#### Data section
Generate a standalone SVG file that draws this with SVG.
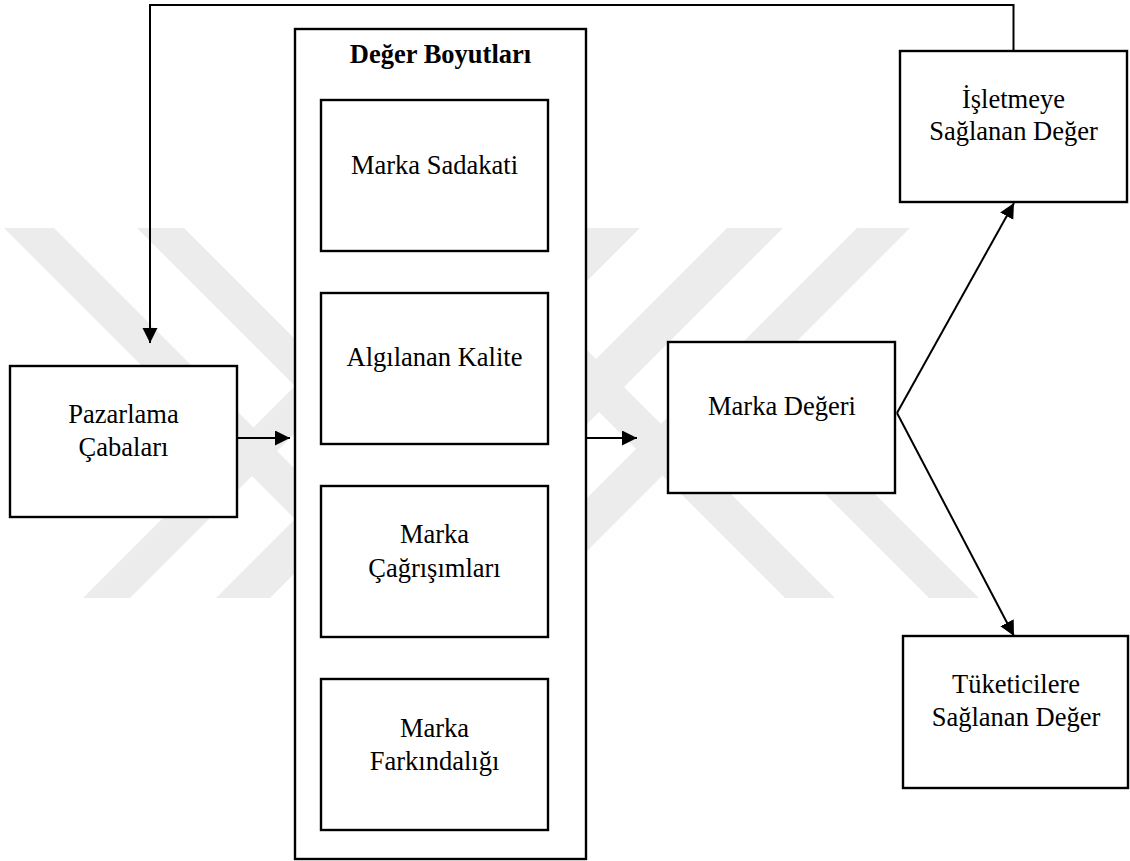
<svg xmlns="http://www.w3.org/2000/svg" width="1130" height="861" viewBox="0 0 1130 861">
  <defs>
    <style>
      .box { fill: #ffffff; stroke: #000000; stroke-width: 2.4; }
      .lbl { font-family: "Liberation Serif", "Times New Roman", serif; font-size: 26.5px; fill: #000000; text-anchor: middle; }
      .ttl { font-weight: bold; }
      .wire { fill: none; stroke: #000000; stroke-width: 2; }
      .mark { fill: #ececec; }
    </style>
    <marker id="head" markerUnits="userSpaceOnUse" markerWidth="16" markerHeight="16" refX="15" refY="7.5" orient="auto">
      <path d="M0,0 L15,7.5 L0,15 z" fill="#000000"/>
    </marker>
  </defs>

  <rect width="1130" height="861" fill="#ffffff"/>

  <!-- faint diagonal background emblem -->
  <g id="watermark" class="mark">
    <polygon points="4,228 54,228 424,598 374,598"/>
    <polygon points="137,228 184,228 554,598 507,598"/>
    <polygon points="415,228 465,228 835,598 785,598"/>
    <polygon points="691,360 741,360 979,598 929,598"/>
    <polygon points="453,228 500,228 130,598 83,598"/>
    <polygon points="586,228 640,228 270,598 216,598"/>
    <polygon points="727,228 783,228 413,598 357,598"/>
    <polygon points="857,228 910,228 540,598 487,598"/>
  </g>

  <!-- value dimensions container -->
  <g id="deger-boyutlari">
    <rect class="box" x="295" y="29" width="291" height="830"/>
    <text class="lbl ttl" x="440.5" y="63">Değer Boyutları</text>
  </g>

  <g id="marka-sadakati">
    <rect class="box" x="321" y="100" width="227" height="151"/>
    <text class="lbl" x="434.5" y="174">Marka Sadakati</text>
  </g>

  <g id="algilanan-kalite">
    <rect class="box" x="321" y="293" width="227" height="151"/>
    <text class="lbl" x="434.5" y="366">Algılanan Kalite</text>
  </g>

  <g id="marka-cagrisimlari">
    <rect class="box" x="321" y="486" width="227" height="151"/>
    <text class="lbl" x="434.5" y="543">Marka</text>
    <text class="lbl" x="434.5" y="577">Çağrışımları</text>
  </g>

  <g id="marka-farkindaligi">
    <rect class="box" x="321" y="679" width="227" height="151"/>
    <text class="lbl" x="434.5" y="737">Marka</text>
    <text class="lbl" x="434.5" y="770">Farkındalığı</text>
  </g>

  <g id="pazarlama-cabalari">
    <rect class="box" x="10" y="366" width="227" height="151"/>
    <text class="lbl" x="123.5" y="423">Pazarlama</text>
    <text class="lbl" x="123.5" y="456">Çabaları</text>
  </g>

  <g id="marka-degeri">
    <rect class="box" x="668" y="342" width="227" height="151"/>
    <text class="lbl" x="782" y="415">Marka Değeri</text>
  </g>

  <g id="isletmeye-deger">
    <rect class="box" x="900" y="51" width="227" height="151"/>
    <text class="lbl" x="1013.5" y="108">İşletmeye</text>
    <text class="lbl" x="1013.5" y="140">Sağlanan Değer</text>
  </g>

  <g id="tuketicilere-deger">
    <rect class="box" x="903" y="636" width="225" height="152"/>
    <text class="lbl" x="1016" y="693">Tüketicilere</text>
    <text class="lbl" x="1016" y="726">Sağlanan Değer</text>
  </g>

  <g id="connectors">
    <polyline class="wire" points="1013.5,51 1013.5,5 150,5 150,343" marker-end="url(#head)"/>
    <line class="wire" x1="237" y1="438" x2="290" y2="438" marker-end="url(#head)"/>
    <line class="wire" x1="586" y1="438" x2="637" y2="438" marker-end="url(#head)"/>
    <line class="wire" x1="897" y1="413" x2="1014" y2="203" marker-end="url(#head)"/>
    <line class="wire" x1="897" y1="413" x2="1014" y2="636" marker-end="url(#head)"/>
  </g>
</svg>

#### Directive
Without the pictures, retype the whole of the material above exactly.

#### Written answer
Generate a standalone SVG file that draws this with SVG.
<svg xmlns="http://www.w3.org/2000/svg" width="1130" height="861" viewBox="0 0 1130 861">
  <defs>
    <style>
      .box { fill: #ffffff; stroke: #000000; stroke-width: 2.4; }
      .lbl { font-family: "Liberation Serif", "Times New Roman", serif; font-size: 26.5px; fill: #000000; text-anchor: middle; }
      .ttl { font-weight: bold; }
      .wire { fill: none; stroke: #000000; stroke-width: 2; }
      .mark { fill: #ececec; }
    </style>
    <marker id="head" markerUnits="userSpaceOnUse" markerWidth="16" markerHeight="16" refX="15" refY="7.5" orient="auto">
      <path d="M0,0 L15,7.5 L0,15 z" fill="#000000"/>
    </marker>
  </defs>

  <rect width="1130" height="861" fill="#ffffff"/>

  <!-- faint diagonal background emblem -->
  <g id="watermark" class="mark">
    <polygon points="4,228 54,228 424,598 374,598"/>
    <polygon points="137,228 184,228 554,598 507,598"/>
    <polygon points="415,228 465,228 835,598 785,598"/>
    <polygon points="691,360 741,360 979,598 929,598"/>
    <polygon points="453,228 500,228 130,598 83,598"/>
    <polygon points="586,228 640,228 270,598 216,598"/>
    <polygon points="727,228 783,228 413,598 357,598"/>
    <polygon points="857,228 910,228 540,598 487,598"/>
  </g>

  <!-- value dimensions container -->
  <g id="deger-boyutlari">
    <rect class="box" x="295" y="29" width="291" height="830"/>
    <text class="lbl ttl" x="440.5" y="63">Değer Boyutları</text>
  </g>

  <g id="marka-sadakati">
    <rect class="box" x="321" y="100" width="227" height="151"/>
    <text class="lbl" x="434.5" y="174">Marka Sadakati</text>
  </g>

  <g id="algilanan-kalite">
    <rect class="box" x="321" y="293" width="227" height="151"/>
    <text class="lbl" x="434.5" y="366">Algılanan Kalite</text>
  </g>

  <g id="marka-cagrisimlari">
    <rect class="box" x="321" y="486" width="227" height="151"/>
    <text class="lbl" x="434.5" y="543">Marka</text>
    <text class="lbl" x="434.5" y="577">Çağrışımları</text>
  </g>

  <g id="marka-farkindaligi">
    <rect class="box" x="321" y="679" width="227" height="151"/>
    <text class="lbl" x="434.5" y="737">Marka</text>
    <text class="lbl" x="434.5" y="770">Farkındalığı</text>
  </g>

  <g id="pazarlama-cabalari">
    <rect class="box" x="10" y="366" width="227" height="151"/>
    <text class="lbl" x="123.5" y="423">Pazarlama</text>
    <text class="lbl" x="123.5" y="456">Çabaları</text>
  </g>

  <g id="marka-degeri">
    <rect class="box" x="668" y="342" width="227" height="151"/>
    <text class="lbl" x="782" y="415">Marka Değeri</text>
  </g>

  <g id="isletmeye-deger">
    <rect class="box" x="900" y="51" width="227" height="151"/>
    <text class="lbl" x="1013.5" y="108">İşletmeye</text>
    <text class="lbl" x="1013.5" y="140">Sağlanan Değer</text>
  </g>

  <g id="tuketicilere-deger">
    <rect class="box" x="903" y="636" width="225" height="152"/>
    <text class="lbl" x="1016" y="693">Tüketicilere</text>
    <text class="lbl" x="1016" y="726">Sağlanan Değer</text>
  </g>

  <g id="connectors">
    <polyline class="wire" points="1013.5,51 1013.5,5 150,5 150,343" marker-end="url(#head)"/>
    <line class="wire" x1="237" y1="438" x2="290" y2="438" marker-end="url(#head)"/>
    <line class="wire" x1="586" y1="438" x2="637" y2="438" marker-end="url(#head)"/>
    <line class="wire" x1="897" y1="413" x2="1014" y2="203" marker-end="url(#head)"/>
    <line class="wire" x1="897" y1="413" x2="1014" y2="636" marker-end="url(#head)"/>
  </g>
</svg>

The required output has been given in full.